Jeffrey Stout argues that modern thought was born in a crisis of authority, took shape in flight from authority, and aspired to autonomy from all traditional influence. The quest for autonomy was an attempt to begin completely anew. As such it was bound to fail.

Stout traces the secularization of public discourse and its effect on the relation between theism and culture as well as the severance of morality from traditional moorings in favor of autonomy. He is unabashedly historical in his approach, defending the thesis that all thought is historically conditioned and that historical insight is essential to self-understanding.

Each section of the book takes up a major problem in contemporary philosophy - the nature of knowledge, the rationality of religious belief, the autonomy of morality- and sets that problem against the background of early modern disputes over authority. The result is simultaneously a critique of ahistorical biases, a survey of major developments in modern thought, and a normative treatment of the problems addressed.

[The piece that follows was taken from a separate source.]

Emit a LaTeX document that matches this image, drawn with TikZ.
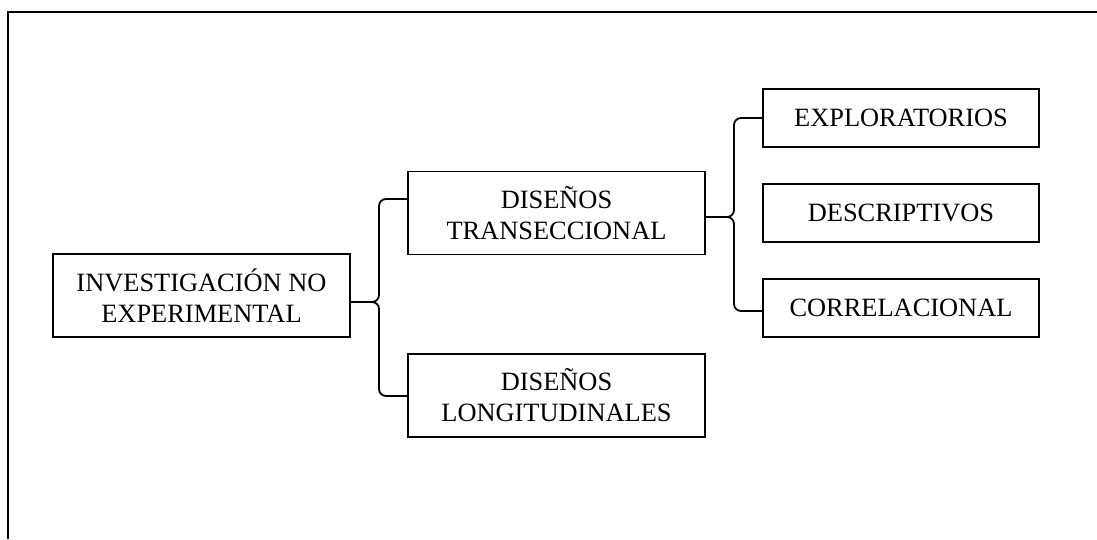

The book culminates in the final section with an account of post-Kantian concern with the autonomy of morals. Morality attained relative independence as a form of discourse only in the modern period, but the nature of this independence is distorted when construed in foundationalist or Kantian terms. After criticizing methodological assumptions in recent moral philosophy and religious ethics, Stout sketches his own account of the emergence of autonomy for morality, stressing the need for substantial rethinking of the relationship between religion and ethics. In a concluding chapter, he places his own position in relation to the philosophical tradition descendant from Hegel.



Review Quotes




"It is easy to praise the word of Jeffrey Stout--and unjust not to. He writes with clarity and grace about complex questions in moral philosophy. He joins to his remarkable analytical skills a fine historical sensibility and a moral seriousness. In The Flight from Authority Stout argues compellingly that the shift toward the secularization of moral discourse occurred not because of the intellectual triumph of Descartes and Enlightenment foundationalists but because religious communities failed to provide a common language for debating and deciding questions of public importance without resort to violence." -Calvin Theological Journal



"Jeffrey Stout traces the decline of philosophy and ethics based on authoritative presuppositions of Christian theism and the subsequent quest for an independent criterion of rationality that could replace tradition as the starting point for thought and moral choice...this book thus belongs to the growing body of philosophical literature that challenges the modern, positivist, scientific understandings of rationality...The Flight from Authority is a considerable achievement." -Journal of Religion



"Stout argues, that the autonomy of morals was invented in the seventeenth and eighteenth centuries. In addition to the emergence of the idea of probability, violent religious disagreements in the sixteenth century, as well as the arrival of Newtonian science (undermining the Aristotelian-Thomist notion of a goal of human nature) produced the need to base morals on something other than religious or theoretical positions." -The Thomist



"We are indebted to Stout for introducing to the field of religious studies a philosophical program of singular importance in current academic circles. As an extention of Rortyian principles into new areas of inquiry, this book is both exemplary and valuable, faithful to its intellectual origins and clever in its historical insights." -Religious Studies Review



"...the first extended application of Rortyian insights and methods to subjects that interest those of us in religious studies: the secularization of discourse, religious epistemology, religious ethics, inter alia." --Religious Studies Review




About the Author



Jeffrey Stout is professor of religion at Princeton University. He is a member of the Department of Religion, and is associated with the departments of Philosophy and Politics, the Center for the Study of Religion, and the Center for Human Values. Stout is the author of The Flight from Authority, Ethics after Babel, Democracy and Tradition, and Blessed Are the Organized: Grassroots Democracy in America. With Robert MacSwain, he edited Grammar and Grace: Reformulations of Aquinas and Wittgenstein. His essays have appeared in such journals as Soundings: An Interdisciplinary Journal, The Monist, New Literary History, The Journal of the American Academy of Religion, and The Journal of Religious Ethics. He serves as an associate editor for the JRE.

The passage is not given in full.